Yuanming New Garden Urban Planning Concept Design
A good concept design is one that reflects the site’s unique characteristics and reflects our ethos and values as a practice.
HarrisonStevens has been commissioned to carry out the concept design of a mixed-use development around a historic park in southern China. The park first opened to the public in 1997 and was designed to replicate the Old Summer Palace with eighteen full scale replicas of the historical gardens and buildings around the lake, Fuhai, which have their own spatial cultural and educational value. The city where the site is located (Zhuhai) once supplied 70% of world’s printer RGB ribbons and is now a national ecological garden city and forest city.
We have incorporated the history of the city into the concept and proposed an ‘RGB Ribbon’ as a circular route to wrap around the park. Where the ribbon meets the existing route, ‘Pearls’ unite these two different stories, breaking down the wall between old and new. This approach is an architectural and ‘civic’ response to the City, with coloured structures lining the route, modern coloured surfacing, and bold planting in different colour hues. There are therefore two routes around the Lake, the existing historic which is enhanced with modern interventions and older clutter removed, and the new landscape related route which reinforces the identity of the new developments and links them to the cultural heart of the park.
The masterplan identifies two landscape types. The southern part of the site has been identified as a more functional open space for ease of visitor flow: whereas the northern part of site includes more intimate landscape spaces with planted surroundings for a hotel, spa and resort feel.
For this project we had to carefully consider the individual cultures and differences throughout the design process and as suggested by a Chinese idiom, seek common ground while reserving our differences (求同存异). There was an initial challenge in navigating a different contractual framework, particularly with the language barrier. Secondly, the fast-paced working environment was reflected in the rapid speed in which we moved through the programme – a challenge which we were successfully able to rise to.

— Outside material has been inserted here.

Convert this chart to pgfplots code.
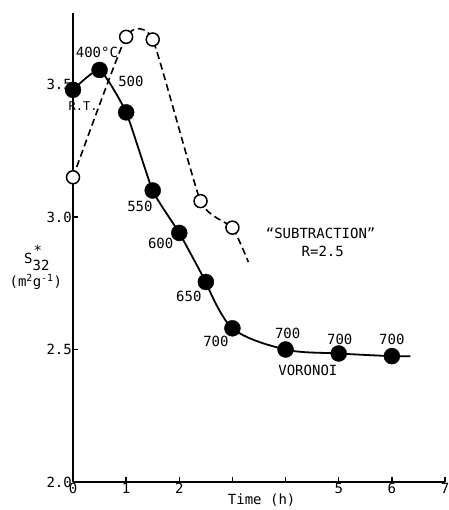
\documentclass[border=0pt]{standalone}
\usepackage{fontspec}
\setmainfont{DejaVu Sans Mono}
\usepackage{pgfplots}
\pgfplotsset{compat=1.18}
\begin{document}
\begin{tikzpicture}[font=\fontsize{14}{16}\selectfont]
\path[use as bounding box] (-73pt,-28pt) rectangle (375pt,482pt);
\begin{axis}[
  at={(0,0)}, anchor=south west,
  scale only axis, width=372pt, height=469pt,
  xmin=0, xmax=7, ymin=2.0, ymax=3.77,
  axis x line=bottom, axis y line=left,
  axis line style={-, line width=1.5pt},
  tick align=inside, major tick length=5pt,
  tick style={line width=1.5pt, black},
  xtick={0,1,2,3,4,5,6,7},
  xticklabels={0,1,2,,,5,6,7},
  ytick={2.0,2.5,3.0,3.5},
  yticklabel style={/pgf/number format/fixed, /pgf/number format/fixed zerofill, /pgf/number format/precision=1, inner sep=1pt},
  xticklabel style={inner sep=1pt},
  /pgf/number format/assume math mode=true,
  clip=false,
  xlabel={Time (h)},
  xlabel style={at={(axis cs:3.55,2.0)}, anchor=center, yshift=-18pt},
]
% subtraction dashed curve
\addplot[black, line width=1.6pt, dash pattern=on 7pt off 4pt, smooth, tension=0.3, no marks] coordinates {
(0,3.15) (1,3.68) (1.5,3.67) (2.4,3.06) (3,2.96) (3.3,2.83)};
% voronoi solid curve
\addplot[black, line width=1.8pt, smooth, tension=0.3, no marks] coordinates {
(0,3.48) (0.5,3.555) (1,3.395) (1.5,3.10) (2,2.94) (2.5,2.755)};
\addplot[black, line width=1.8pt, smooth, tension=0.55, no marks] coordinates {
(2.5,2.755) (3,2.58) (4,2.50) (5,2.485) (6,2.475) (6.35,2.475)};
% open circles
\addplot[only marks, mark=*, mark size=6.5pt, mark options={fill=white, draw=black, line width=1.5pt}] coordinates {
(0,3.15) (1,3.68) (1.5,3.67) (2.4,3.06) (3,2.96)};
% filled circles
\addplot[only marks, mark=*, mark size=8pt, mark options={fill=black, draw=black}] coordinates {
(0,3.48) (0.5,3.555) (1,3.395) (1.5,3.10) (2,2.94) (2.5,2.755) (3,2.58) (4,2.50) (5,2.485) (6,2.475)};
\node at (axis cs:0.45,3.62) {400°C};
\node at (axis cs:1.09,3.51) {500};
\node[font=\fontsize{12}{14}\selectfont] at (axis cs:0.19,3.42) {R.T.};
\node at (axis cs:1.26,3.04) {550};
\node at (axis cs:1.65,2.90) {600};
\node at (axis cs:2.18,2.70) {650};
\node at (axis cs:2.69,2.53) {700};
\node at (axis cs:4.04,2.56) {700};
\node at (axis cs:5.02,2.54) {700};
\node at (axis cs:6.0,2.54) {700};
\node at (axis cs:4.42,2.42) {VORONOI};
\node at (axis cs:4.66,2.94) {“SUBTRACTION”};
\node at (axis cs:4.70,2.87) {R=2.5};
\node at (axis cs:-0.68,2.845) {S\makebox[0pt][l]{\raisebox{8pt}{\kern1pt *}}\raisebox{-7pt}{32}};
\node at (axis cs:-0.70,2.755) {(m\textsuperscript{2}g\textsuperscript{-1})};
\end{axis}
\end{tikzpicture}
\end{document}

Thirdly, in the production of our final report, we adapted our work to the local structure and considered some areas we would not otherwise have thought about.
We embraced the challenges of working and designing in a completely new context with different urban fabrics, culture, and history. A good concept design is one that reflects the site’s unique characteristics and reflects our ethos and values as a practice. We will continue to approach all our projects with the same mindset, curious, context and legacy driven, no matter where the site may be.